France Net Infos : Vous dites donc “je” dans la pièce. Votre mère parle à travers vous…

Issam Rachyq-Arhad : Je n’ai pas la prétention de vouloir jouer ma mère. J’ai la nécessité de lui faire dire ce qu’elle avait envie de dire. C’est comme si j’étais un porte-parole de ma maman, mais pas que d’elle. Pour ce projet, j’ai rencontré plus de soixante-dix femmes en France. J’avais envie de brosser un portait un peu universel de ces femmes. Finalement, je me suis rendu compte que j’avais interviewé plein de femmes mais pas ma mère. C’est à ce moment-là qu’est née la nécessité de l’intime.

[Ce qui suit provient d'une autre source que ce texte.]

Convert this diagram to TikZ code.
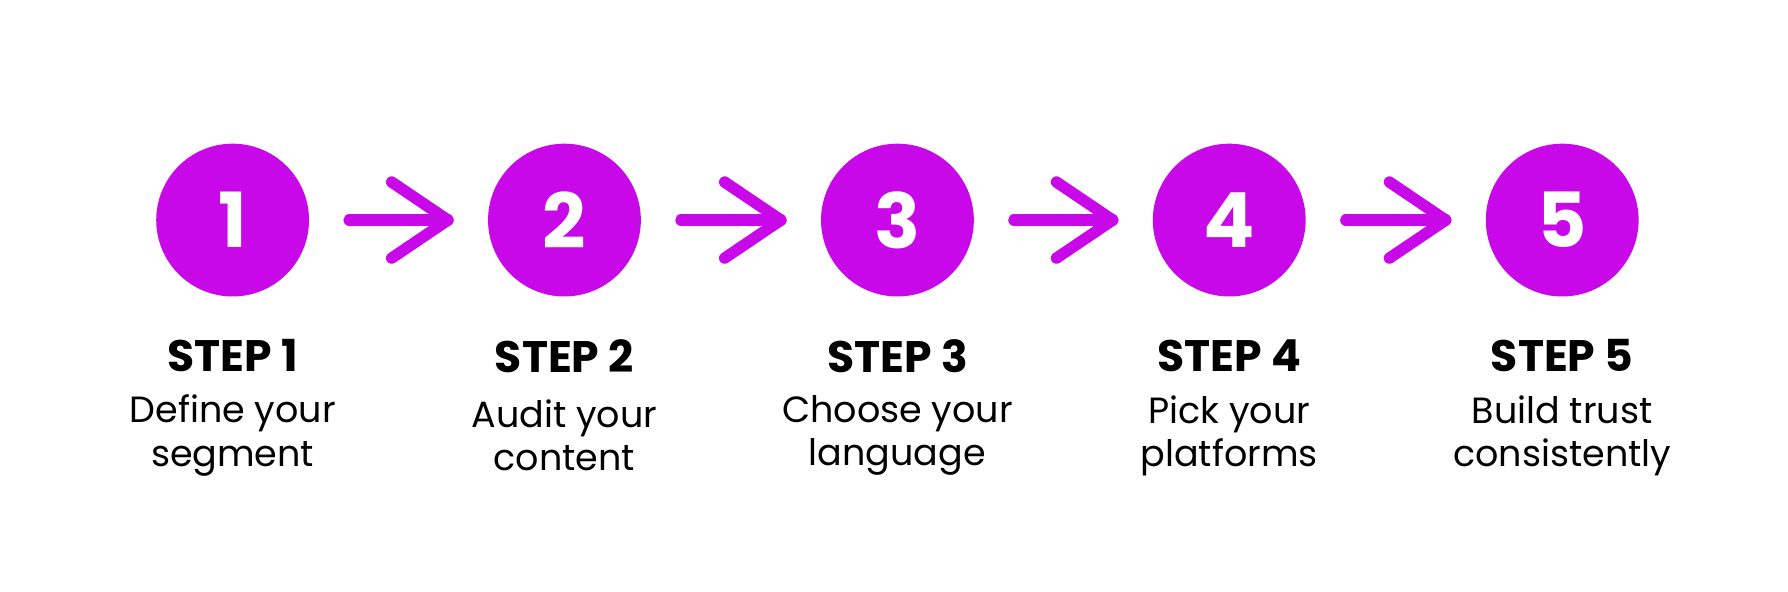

France Net Infos : Votre mère a-t-elle vu le spectacle ?

Issam Rachyq-Arhad : Oui bien sûr ! Parfois même elle y participe. Au départ, je voulais qu’elle y participe entièrement mais ça la stressait beaucoup ! C’est aussi pour cette raison que la pièce a pris cette forme où je suis seul et je porte sa voix.

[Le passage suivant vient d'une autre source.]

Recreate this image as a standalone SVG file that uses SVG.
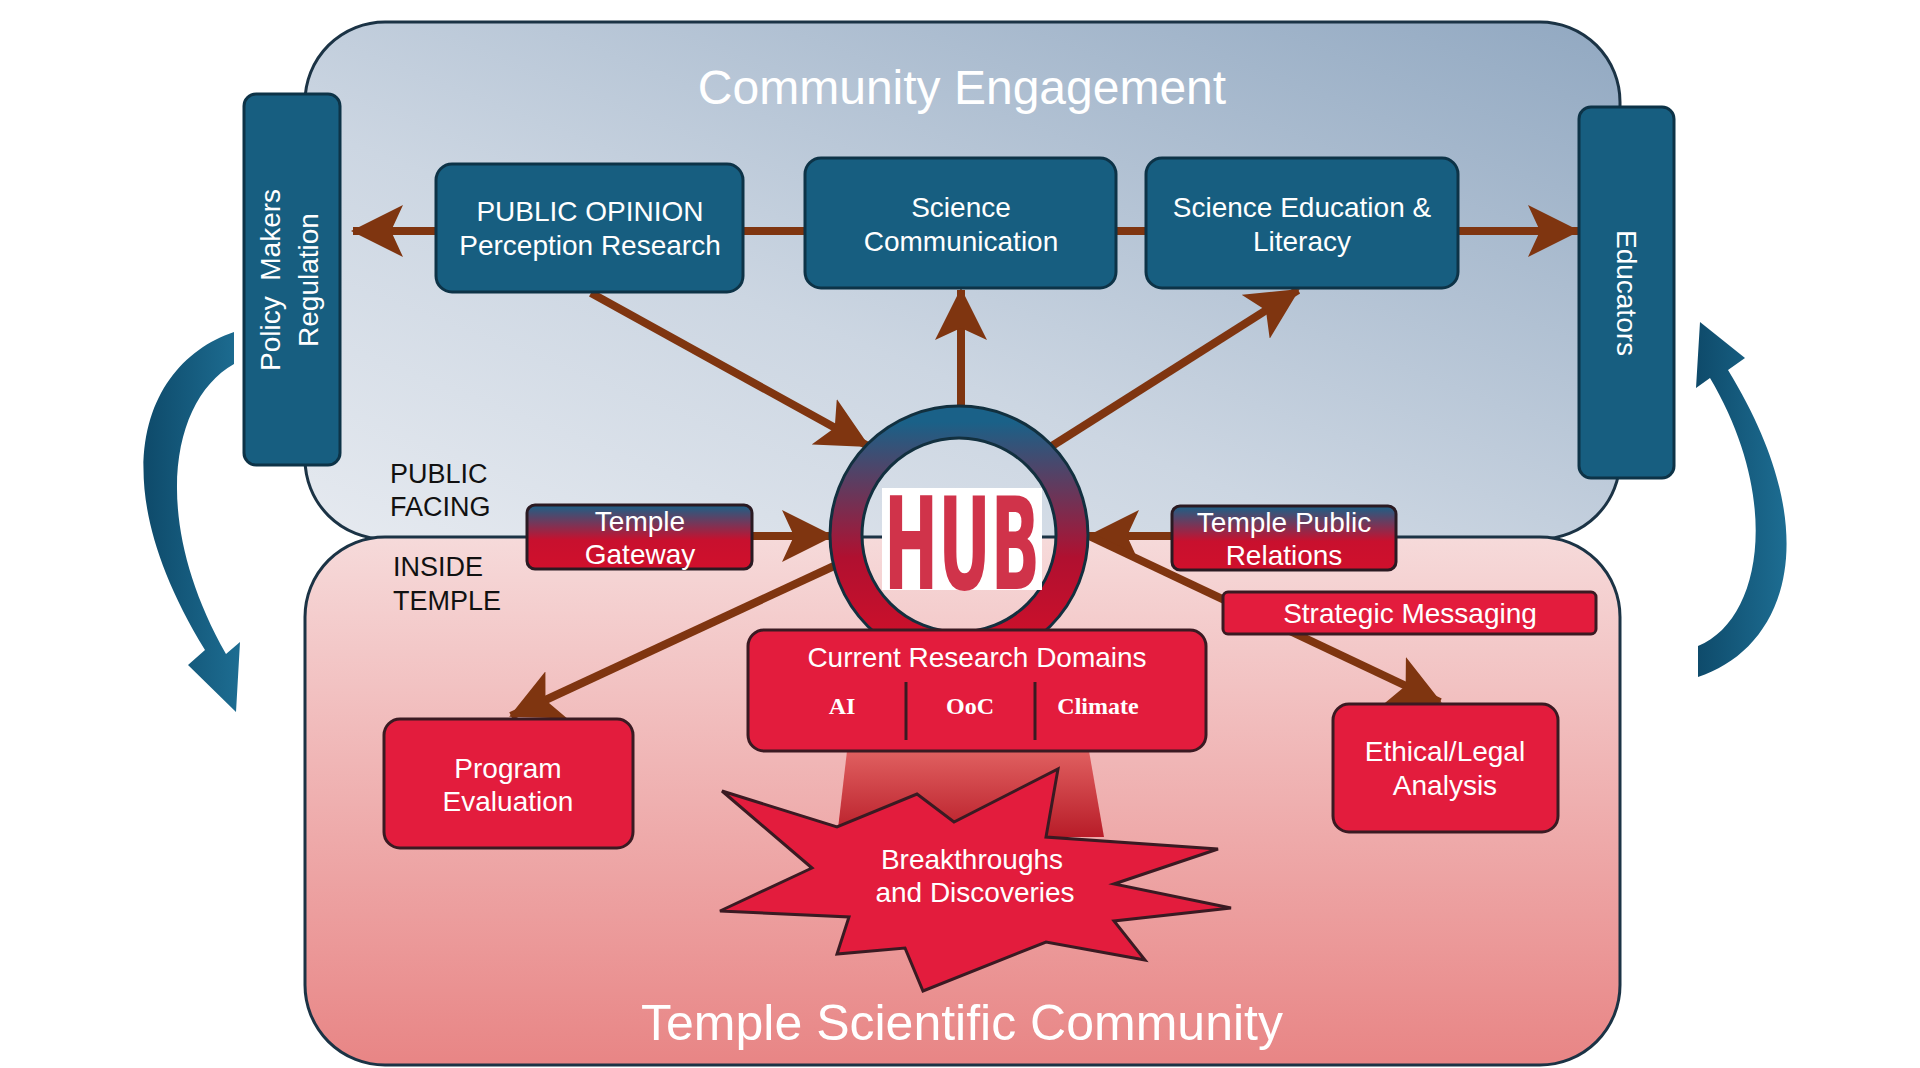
<svg xmlns="http://www.w3.org/2000/svg" width="1920" height="1068" viewBox="0 0 1920 1068">
<defs>
<linearGradient id="gTop" x1="0" y1="1" x2="1" y2="0"><stop offset="0" stop-color="#e6eaf0"/><stop offset="0.4" stop-color="#ccd6e2"/><stop offset="1" stop-color="#91a8c1"/></linearGradient>
<linearGradient id="gBot" x1="0" y1="0" x2="0" y2="1"><stop offset="0" stop-color="#f6dada"/><stop offset="1" stop-color="#e88585"/></linearGradient>
<linearGradient id="gBR" x1="0" y1="0" x2="0" y2="1"><stop offset="0" stop-color="#1a6188"/><stop offset="0.55" stop-color="#c8102e"/><stop offset="1" stop-color="#d0102c"/></linearGradient>
<linearGradient id="gRing" x1="0" y1="0" x2="0" y2="1"><stop offset="0" stop-color="#1a6188"/><stop offset="0.6" stop-color="#b01030"/><stop offset="1" stop-color="#d0102a"/></linearGradient>
<linearGradient id="gBeam" x1="0" y1="0" x2="0" y2="1"><stop offset="0" stop-color="#e06060"/><stop offset="1" stop-color="#b81c28"/></linearGradient>
<linearGradient id="gCurve" x1="0" y1="0" x2="1" y2="0"><stop offset="0" stop-color="#0e4a6a"/><stop offset="1" stop-color="#1d6d92"/></linearGradient>
<marker id="ah" markerUnits="userSpaceOnUse" markerWidth="56" markerHeight="52" refX="50" refY="26" orient="auto"><path d="M0,0 L52,26 L0,52 L12,26 Z" fill="#7f3510"/></marker>
<style>
.box{fill:#175e80;stroke:#0d3347;stroke-width:3}
.rbox{fill:#e31c3d;stroke:#3a1a22;stroke-width:3}
.t{font-family:"Liberation Sans",Arial,sans-serif;fill:#fff;font-size:28px;text-anchor:middle}
.k{font-family:"Liberation Sans",Arial,sans-serif;fill:#111;font-size:27px}
.a{stroke:#7f3510;stroke-width:8;fill:none}
.s{font-family:"Liberation Serif",serif;font-weight:bold;fill:#fff;font-size:24px;text-anchor:middle}
</style>
</defs>
<rect id="community" x="305" y="22" width="1315" height="517" rx="80" fill="url(#gTop)" stroke="#1b3345" stroke-width="3"/>
<rect id="temple" x="305" y="537" width="1315" height="528" rx="80" fill="url(#gBot)" stroke="#1b3345" stroke-width="3"/>
<text x="962" y="104" class="t" style="font-size:48px">Community Engagement</text>
<text x="962" y="1040" class="t" style="font-size:50px">Temple Scientific Community</text>
<g id="labels">
<text x="390" y="483" class="k">PUBLIC</text><text x="390" y="516" class="k">FACING</text>
<text x="393" y="576" class="k">INSIDE</text><text x="393" y="610" class="k">TEMPLE</text>
</g>
<g id="beam"><polygon points="847,751 1089,751 1104,837 837,837" fill="url(#gBeam)"/></g>
<g id="connectors">
<line x1="743" y1="231" x2="805" y2="231" class="a"/>
<line x1="1116" y1="231" x2="1146" y2="231" class="a"/>
<line x1="436" y1="231" x2="353" y2="231" class="a" marker-end="url(#ah)"/>
<line x1="1458" y1="231" x2="1578" y2="231" class="a" marker-end="url(#ah)"/>
<line x1="591" y1="293" x2="868" y2="446" class="a" marker-end="url(#ah)"/>
<line x1="961" y1="409" x2="961" y2="290" class="a" marker-end="url(#ah)"/>
<line x1="1052" y1="446" x2="1298" y2="290" class="a" marker-end="url(#ah)"/>
<line x1="752" y1="536" x2="832" y2="536" class="a" marker-end="url(#ah)"/>
<line x1="1172" y1="536" x2="1089" y2="536" class="a" marker-end="url(#ah)"/>
<line x1="1089" y1="536" x2="1440" y2="702" class="a" marker-end="url(#ah)"/>
<line x1="834" y1="566" x2="511" y2="716" class="a" marker-end="url(#ah)"/>
<path d="M234,332 C150,360 95,470 205,650 L188,665 L236,712 L240,642 L226,654 C150,520 170,400 234,364 Z" fill="url(#gCurve)"/>
<path d="M1698,677 C1782,650 1832,540 1728,370 L1745,358 L1700,322 L1696,388 L1710,378 C1782,500 1762,620 1698,646 Z" fill="url(#gCurve)"/>
</g>
<g id="policy"><rect x="244" y="94" width="96" height="371" rx="12" class="box"/>
<text transform="translate(280,280) rotate(-90)" class="t" xml:space="preserve">Policy  Makers</text>
<text transform="translate(318,280) rotate(-90)" class="t">Regulation</text></g>
<g id="educators"><rect x="1579" y="107" width="95" height="371" rx="12" class="box"/>
<text transform="translate(1617,293) rotate(90)" class="t">Educators</text></g>
<g id="opinion"><rect x="436" y="164" width="307" height="128" rx="16" class="box"/>
<text x="590" y="221" class="t">PUBLIC OPINION</text><text x="590" y="255" class="t">Perception Research</text></g>
<g id="scicomm"><rect x="805" y="158" width="311" height="130" rx="16" class="box"/>
<text x="961" y="217" class="t">Science</text><text x="961" y="251" class="t">Communication</text></g>
<g id="scied"><rect x="1146" y="158" width="312" height="130" rx="16" class="box"/>
<text x="1302" y="217" class="t">Science Education &amp;</text><text x="1302" y="251" class="t">Literacy</text></g>
<g id="gateway"><rect x="527" y="505" width="225" height="64" rx="8" fill="url(#gBR)" stroke="#2a1a22" stroke-width="3"/>
<text x="640" y="531" class="t">Temple</text><text x="640" y="564" class="t">Gateway</text></g>
<g id="pr"><rect x="1172" y="506" width="224" height="64" rx="8" fill="url(#gBR)" stroke="#2a1a22" stroke-width="3"/>
<text x="1284" y="532" class="t">Temple Public</text><text x="1284" y="565" class="t">Relations</text></g>
<g id="messaging"><rect x="1223" y="592" width="373" height="42" rx="5" class="rbox"/>
<text x="1410" y="623" class="t">Strategic Messaging</text></g>
<g id="hub"><circle cx="959" cy="535" r="113" fill="none" stroke="url(#gRing)" stroke-width="31"/>
<circle cx="959" cy="535" r="129" fill="none" stroke="#12303f" stroke-width="3"/>
<circle cx="959" cy="535" r="97" fill="none" stroke="#12303f" stroke-width="3"/>
<rect x="882" y="488" width="160" height="102" fill="#fff"/>
<text x="962" y="589" font-family="DejaVu Sans, sans-serif" font-weight="bold" font-size="128" fill="#d0334a" text-anchor="middle" textLength="156" lengthAdjust="spacingAndGlyphs">HUB</text></g>
<g id="domains"><rect x="748" y="630" width="458" height="121" rx="16" class="rbox"/>
<text x="977" y="667" class="t">Current Research Domains</text>
<line x1="906" y1="682" x2="906" y2="740" stroke="#3a1a22" stroke-width="3"/>
<line x1="1035" y1="682" x2="1035" y2="740" stroke="#3a1a22" stroke-width="3"/>
<text x="842" y="714" class="s">AI</text><text x="970" y="714" class="s">OoC</text><text x="1098" y="714" class="s">Climate</text></g>
<g id="breakthrough"><polygon points="722,791 837,827 917,794 954,822 1058,769 1046,837 1218,849 1114,884 1231,908 1114,921 1145,960 1046,942 923,991 905,948 837,954 849,917 720,911 812,868" fill="#e31c3d" stroke="#3a1a22" stroke-width="3"/>
<text x="972" y="869" class="t">Breakthroughs</text><text x="975" y="902" class="t">and Discoveries</text></g>
<g id="program"><rect x="384" y="719" width="249" height="129" rx="16" class="rbox"/>
<text x="508" y="778" class="t">Program</text><text x="508" y="811" class="t">Evaluation</text></g>
<g id="ethical"><rect x="1333" y="704" width="225" height="128" rx="16" class="rbox"/>
<text x="1445" y="761" class="t">Ethical/Legal</text><text x="1445" y="795" class="t">Analysis</text></g>
</svg>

France Net Infos : Même si vous abordez une thématique précise, la pièce peut toucher un large public et résonner en chacun de nous…

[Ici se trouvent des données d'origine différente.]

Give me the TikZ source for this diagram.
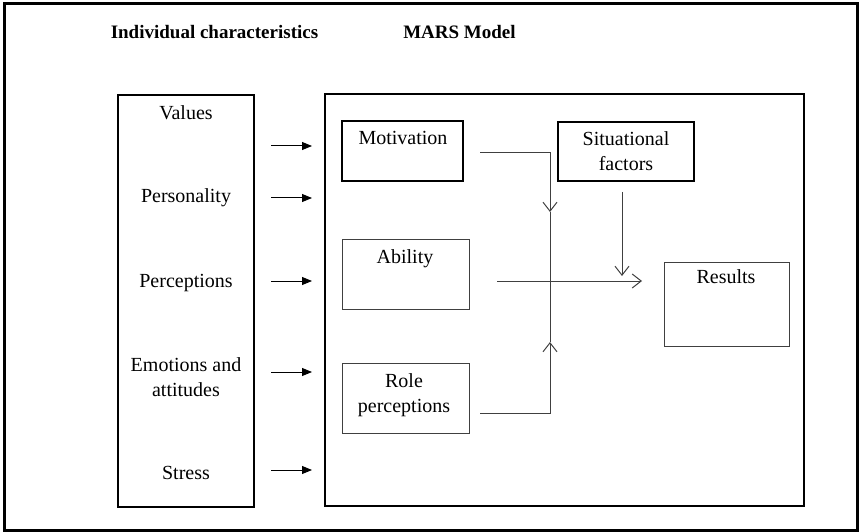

Issam Rachyq-Arhad : Exactement ! Même si on n’est pas confronté à la problématique dont je parle dans la pièce, il y a des choses qui peuvent résonner. Je trouve que cela est très important. Je viens d’un milieu rural et quand j’ai démarré ce projet, ma volonté était d’aller jouer dans des lieux qui n’étaient pas destinés à recevoir ce genre de pièces. Je voulais faire découvrir autre chose à ce public. L’année prochaine, on va faire une tournée dans les collèges, dans toutes les classes de 6e du département de la Charente. C’est génial ! “Ma république et moi” est surtout un spectacle qui parle de liberté de la femme en général, la liberté de choisir. C’est central dans la pièce. Je l’ai pensée avec cette philosophie-là.

“Ma République et moi” d’Issam Rachyq-Arhad au Théâtre de Grasse les 17 et 19 janvier. La pièce sera jouée pendant le festival d’Avignon au Théâtre des Halles. 

Issam Rachyq-Arhad  sera aussi au Théâtre de Grasse dans “L’Art de perdre” le 13 avril 2024.